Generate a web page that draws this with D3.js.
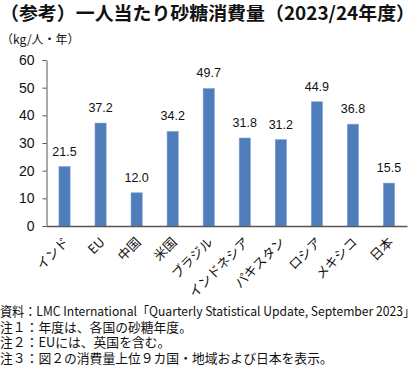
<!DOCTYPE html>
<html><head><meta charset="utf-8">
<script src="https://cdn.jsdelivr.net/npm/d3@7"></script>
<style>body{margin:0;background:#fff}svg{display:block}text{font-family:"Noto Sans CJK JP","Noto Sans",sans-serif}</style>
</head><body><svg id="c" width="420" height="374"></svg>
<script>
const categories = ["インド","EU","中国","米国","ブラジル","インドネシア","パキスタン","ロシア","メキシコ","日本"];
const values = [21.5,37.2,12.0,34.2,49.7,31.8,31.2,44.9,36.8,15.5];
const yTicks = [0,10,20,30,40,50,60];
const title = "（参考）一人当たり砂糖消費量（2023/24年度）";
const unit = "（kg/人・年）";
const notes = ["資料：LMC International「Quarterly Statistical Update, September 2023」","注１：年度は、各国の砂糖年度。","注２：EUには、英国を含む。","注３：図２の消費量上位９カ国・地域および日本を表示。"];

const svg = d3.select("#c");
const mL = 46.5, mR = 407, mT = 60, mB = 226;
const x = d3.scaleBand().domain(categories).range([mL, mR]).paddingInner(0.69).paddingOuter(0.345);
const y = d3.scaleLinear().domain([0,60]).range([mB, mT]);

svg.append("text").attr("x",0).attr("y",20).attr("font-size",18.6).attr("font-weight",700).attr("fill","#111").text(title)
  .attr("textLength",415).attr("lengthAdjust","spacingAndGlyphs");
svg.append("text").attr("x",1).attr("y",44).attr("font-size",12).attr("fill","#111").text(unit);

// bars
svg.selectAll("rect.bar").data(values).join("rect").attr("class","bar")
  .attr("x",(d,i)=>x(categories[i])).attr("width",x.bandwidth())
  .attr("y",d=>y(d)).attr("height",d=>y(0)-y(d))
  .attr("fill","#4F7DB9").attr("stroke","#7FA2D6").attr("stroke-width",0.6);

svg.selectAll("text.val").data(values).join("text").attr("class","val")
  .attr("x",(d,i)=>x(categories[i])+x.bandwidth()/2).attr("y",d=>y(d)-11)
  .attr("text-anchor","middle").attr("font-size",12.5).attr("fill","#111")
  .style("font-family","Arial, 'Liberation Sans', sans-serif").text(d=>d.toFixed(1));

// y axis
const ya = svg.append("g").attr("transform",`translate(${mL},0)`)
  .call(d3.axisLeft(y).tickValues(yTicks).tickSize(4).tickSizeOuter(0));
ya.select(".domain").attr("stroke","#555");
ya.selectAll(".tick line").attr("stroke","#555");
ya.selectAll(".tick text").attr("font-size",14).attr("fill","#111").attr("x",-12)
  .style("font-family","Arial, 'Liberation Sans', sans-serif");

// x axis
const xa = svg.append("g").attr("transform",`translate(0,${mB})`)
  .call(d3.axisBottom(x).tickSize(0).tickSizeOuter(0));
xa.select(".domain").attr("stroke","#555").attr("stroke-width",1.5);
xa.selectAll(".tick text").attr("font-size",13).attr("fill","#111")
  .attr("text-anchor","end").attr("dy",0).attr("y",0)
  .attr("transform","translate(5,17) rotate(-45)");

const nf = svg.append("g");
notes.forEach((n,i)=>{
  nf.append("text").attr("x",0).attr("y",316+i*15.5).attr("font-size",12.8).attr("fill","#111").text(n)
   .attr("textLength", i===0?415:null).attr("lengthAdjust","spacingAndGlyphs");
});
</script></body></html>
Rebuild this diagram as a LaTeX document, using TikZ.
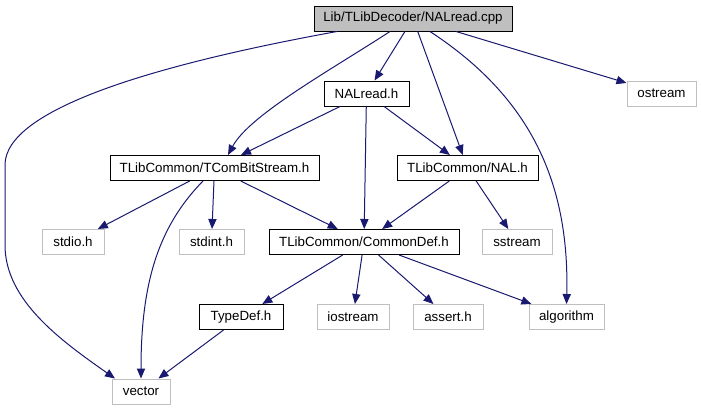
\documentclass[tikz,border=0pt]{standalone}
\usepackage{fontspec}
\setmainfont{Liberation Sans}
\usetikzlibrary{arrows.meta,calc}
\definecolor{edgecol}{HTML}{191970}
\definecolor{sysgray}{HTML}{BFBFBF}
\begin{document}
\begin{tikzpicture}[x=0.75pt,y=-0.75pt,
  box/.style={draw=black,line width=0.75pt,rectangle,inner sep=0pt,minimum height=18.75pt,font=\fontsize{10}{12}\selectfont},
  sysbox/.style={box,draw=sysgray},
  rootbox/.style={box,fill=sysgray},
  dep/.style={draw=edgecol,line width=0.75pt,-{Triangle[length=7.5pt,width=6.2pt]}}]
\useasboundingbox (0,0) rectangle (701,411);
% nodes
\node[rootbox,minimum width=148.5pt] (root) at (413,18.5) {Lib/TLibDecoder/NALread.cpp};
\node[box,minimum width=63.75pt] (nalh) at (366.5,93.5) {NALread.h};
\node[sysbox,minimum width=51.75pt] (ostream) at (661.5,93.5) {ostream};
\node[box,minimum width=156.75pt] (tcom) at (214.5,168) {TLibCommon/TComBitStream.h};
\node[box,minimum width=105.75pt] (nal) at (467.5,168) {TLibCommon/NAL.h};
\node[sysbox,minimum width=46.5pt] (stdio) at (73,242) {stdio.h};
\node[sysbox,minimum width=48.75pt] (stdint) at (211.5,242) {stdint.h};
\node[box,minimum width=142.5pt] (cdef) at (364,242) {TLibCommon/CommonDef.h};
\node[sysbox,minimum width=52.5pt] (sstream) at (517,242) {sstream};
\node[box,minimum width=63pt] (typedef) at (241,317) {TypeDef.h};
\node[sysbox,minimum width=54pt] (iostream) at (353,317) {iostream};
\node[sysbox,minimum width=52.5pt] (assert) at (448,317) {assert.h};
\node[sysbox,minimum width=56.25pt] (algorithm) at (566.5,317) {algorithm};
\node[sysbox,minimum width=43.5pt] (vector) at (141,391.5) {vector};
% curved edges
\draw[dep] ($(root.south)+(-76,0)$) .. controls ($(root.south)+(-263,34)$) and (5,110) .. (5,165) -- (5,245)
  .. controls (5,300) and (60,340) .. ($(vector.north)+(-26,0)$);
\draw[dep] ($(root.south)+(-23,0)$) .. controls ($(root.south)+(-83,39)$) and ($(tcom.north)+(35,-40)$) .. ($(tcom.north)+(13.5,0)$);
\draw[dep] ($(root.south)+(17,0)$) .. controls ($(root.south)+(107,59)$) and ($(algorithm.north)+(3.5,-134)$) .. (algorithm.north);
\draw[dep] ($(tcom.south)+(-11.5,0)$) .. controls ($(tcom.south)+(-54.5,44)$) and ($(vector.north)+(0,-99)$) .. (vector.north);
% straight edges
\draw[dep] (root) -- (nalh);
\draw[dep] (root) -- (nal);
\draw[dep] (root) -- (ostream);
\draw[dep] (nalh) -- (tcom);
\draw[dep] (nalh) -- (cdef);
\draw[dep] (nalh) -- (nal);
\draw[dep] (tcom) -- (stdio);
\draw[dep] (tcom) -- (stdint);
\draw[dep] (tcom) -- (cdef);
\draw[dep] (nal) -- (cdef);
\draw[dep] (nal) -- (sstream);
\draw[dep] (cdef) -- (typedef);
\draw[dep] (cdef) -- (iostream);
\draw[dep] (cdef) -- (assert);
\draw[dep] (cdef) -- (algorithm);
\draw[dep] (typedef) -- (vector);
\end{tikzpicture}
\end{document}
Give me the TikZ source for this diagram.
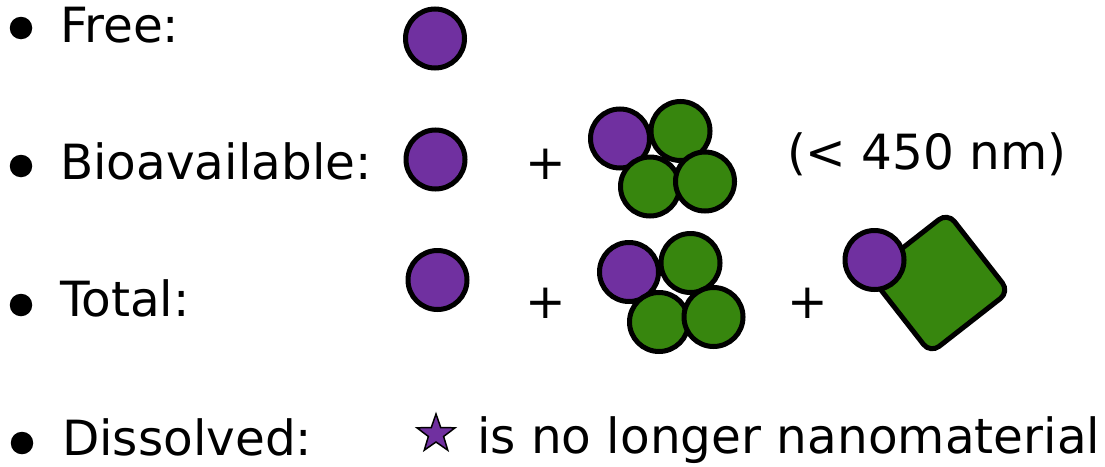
+++
### Job
Reproduce the material word for word. Any pictures should be left out of the copy.

### Response to this exercise
Generate a web page that draws this with D3.js.
<!DOCTYPE html>
<html><head><meta charset="utf-8">
<script src="https://cdn.jsdelivr.net/npm/d3@7"></script>
<style>body{margin:0;background:#fff}svg{display:block}text{font-family:"Noto Sans CJK JP","Noto Sans",sans-serif}</style>
</head><body><svg id="c" width="420" height="374"></svg>
<script>
const categories = ["インド","EU","中国","米国","ブラジル","インドネシア","パキスタン","ロシア","メキシコ","日本"];
const values = [21.5,37.2,12.0,34.2,49.7,31.8,31.2,44.9,36.8,15.5];
const yTicks = [0,10,20,30,40,50,60];
const title = "（参考）一人当たり砂糖消費量（2023/24年度）";
const unit = "（kg/人・年）";
const notes = ["資料：LMC International「Quarterly Statistical Update, September 2023」","注１：年度は、各国の砂糖年度。","注２：EUには、英国を含む。","注３：図２の消費量上位９カ国・地域および日本を表示。"];

const svg = d3.select("#c");
const mL = 46.5, mR = 407, mT = 60, mB = 226;
const x = d3.scaleBand().domain(categories).range([mL, mR]).paddingInner(0.69).paddingOuter(0.345);
const y = d3.scaleLinear().domain([0,60]).range([mB, mT]);

svg.append("text").attr("x",0).attr("y",20).attr("font-size",18.6).attr("font-weight",700).attr("fill","#111").text(title)
  .attr("textLength",415).attr("lengthAdjust","spacingAndGlyphs");
svg.append("text").attr("x",1).attr("y",44).attr("font-size",12).attr("fill","#111").text(unit);

// bars
svg.selectAll("rect.bar").data(values).join("rect").attr("class","bar")
  .attr("x",(d,i)=>x(categories[i])).attr("width",x.bandwidth())
  .attr("y",d=>y(d)).attr("height",d=>y(0)-y(d))
  .attr("fill","#4F7DB9").attr("stroke","#7FA2D6").attr("stroke-width",0.6);

svg.selectAll("text.val").data(values).join("text").attr("class","val")
  .attr("x",(d,i)=>x(categories[i])+x.bandwidth()/2).attr("y",d=>y(d)-11)
  .attr("text-anchor","middle").attr("font-size",12.5).attr("fill","#111")
  .style("font-family","Arial, 'Liberation Sans', sans-serif").text(d=>d.toFixed(1));

// y axis
const ya = svg.append("g").attr("transform",`translate(${mL},0)`)
  .call(d3.axisLeft(y).tickValues(yTicks).tickSize(4).tickSizeOuter(0));
ya.select(".domain").attr("stroke","#555");
ya.selectAll(".tick line").attr("stroke","#555");
ya.selectAll(".tick text").attr("font-size",14).attr("fill","#111").attr("x",-12)
  .style("font-family","Arial, 'Liberation Sans', sans-serif");

// x axis
const xa = svg.append("g").attr("transform",`translate(0,${mB})`)
  .call(d3.axisBottom(x).tickSize(0).tickSizeOuter(0));
xa.select(".domain").attr("stroke","#555").attr("stroke-width",1.5);
xa.selectAll(".tick text").attr("font-size",13).attr("fill","#111")
  .attr("text-anchor","end").attr("dy",0).attr("y",0)
  .attr("transform","translate(5,17) rotate(-45)");

const nf = svg.append("g");
notes.forEach((n,i)=>{
  nf.append("text").attr("x",0).attr("y",316+i*15.5).attr("font-size",12.8).attr("fill","#111").text(n)
   .attr("textLength", i===0?415:null).attr("lengthAdjust","spacingAndGlyphs");
});
</script></body></html>
Rebuild this diagram as a LaTeX document, using TikZ.
\documentclass[tikz,border=0pt]{standalone}
\usepackage{fontspec}
\setmainfont{Liberation Sans}
\usetikzlibrary{arrows.meta,calc}
\definecolor{edgecol}{HTML}{191970}
\definecolor{sysgray}{HTML}{BFBFBF}
\begin{document}
\begin{tikzpicture}[x=0.75pt,y=-0.75pt,
  box/.style={draw=black,line width=0.75pt,rectangle,inner sep=0pt,minimum height=18.75pt,font=\fontsize{10}{12}\selectfont},
  sysbox/.style={box,draw=sysgray},
  rootbox/.style={box,fill=sysgray},
  dep/.style={draw=edgecol,line width=0.75pt,-{Triangle[length=7.5pt,width=6.2pt]}}]
\useasboundingbox (0,0) rectangle (701,411);
% nodes
\node[rootbox,minimum width=148.5pt] (root) at (413,18.5) {Lib/TLibDecoder/NALread.cpp};
\node[box,minimum width=63.75pt] (nalh) at (366.5,93.5) {NALread.h};
\node[sysbox,minimum width=51.75pt] (ostream) at (661.5,93.5) {ostream};
\node[box,minimum width=156.75pt] (tcom) at (214.5,168) {TLibCommon/TComBitStream.h};
\node[box,minimum width=105.75pt] (nal) at (467.5,168) {TLibCommon/NAL.h};
\node[sysbox,minimum width=46.5pt] (stdio) at (73,242) {stdio.h};
\node[sysbox,minimum width=48.75pt] (stdint) at (211.5,242) {stdint.h};
\node[box,minimum width=142.5pt] (cdef) at (364,242) {TLibCommon/CommonDef.h};
\node[sysbox,minimum width=52.5pt] (sstream) at (517,242) {sstream};
\node[box,minimum width=63pt] (typedef) at (241,317) {TypeDef.h};
\node[sysbox,minimum width=54pt] (iostream) at (353,317) {iostream};
\node[sysbox,minimum width=52.5pt] (assert) at (448,317) {assert.h};
\node[sysbox,minimum width=56.25pt] (algorithm) at (566.5,317) {algorithm};
\node[sysbox,minimum width=43.5pt] (vector) at (141,391.5) {vector};
% curved edges
\draw[dep] ($(root.south)+(-76,0)$) .. controls ($(root.south)+(-263,34)$) and (5,110) .. (5,165) -- (5,245)
  .. controls (5,300) and (60,340) .. ($(vector.north)+(-26,0)$);
\draw[dep] ($(root.south)+(-23,0)$) .. controls ($(root.south)+(-83,39)$) and ($(tcom.north)+(35,-40)$) .. ($(tcom.north)+(13.5,0)$);
\draw[dep] ($(root.south)+(17,0)$) .. controls ($(root.south)+(107,59)$) and ($(algorithm.north)+(3.5,-134)$) .. (algorithm.north);
\draw[dep] ($(tcom.south)+(-11.5,0)$) .. controls ($(tcom.south)+(-54.5,44)$) and ($(vector.north)+(0,-99)$) .. (vector.north);
% straight edges
\draw[dep] (root) -- (nalh);
\draw[dep] (root) -- (nal);
\draw[dep] (root) -- (ostream);
\draw[dep] (nalh) -- (tcom);
\draw[dep] (nalh) -- (cdef);
\draw[dep] (nalh) -- (nal);
\draw[dep] (tcom) -- (stdio);
\draw[dep] (tcom) -- (stdint);
\draw[dep] (tcom) -- (cdef);
\draw[dep] (nal) -- (cdef);
\draw[dep] (nal) -- (sstream);
\draw[dep] (cdef) -- (typedef);
\draw[dep] (cdef) -- (iostream);
\draw[dep] (cdef) -- (assert);
\draw[dep] (cdef) -- (algorithm);
\draw[dep] (typedef) -- (vector);
\end{tikzpicture}
\end{document}
Give me the TikZ source for this diagram.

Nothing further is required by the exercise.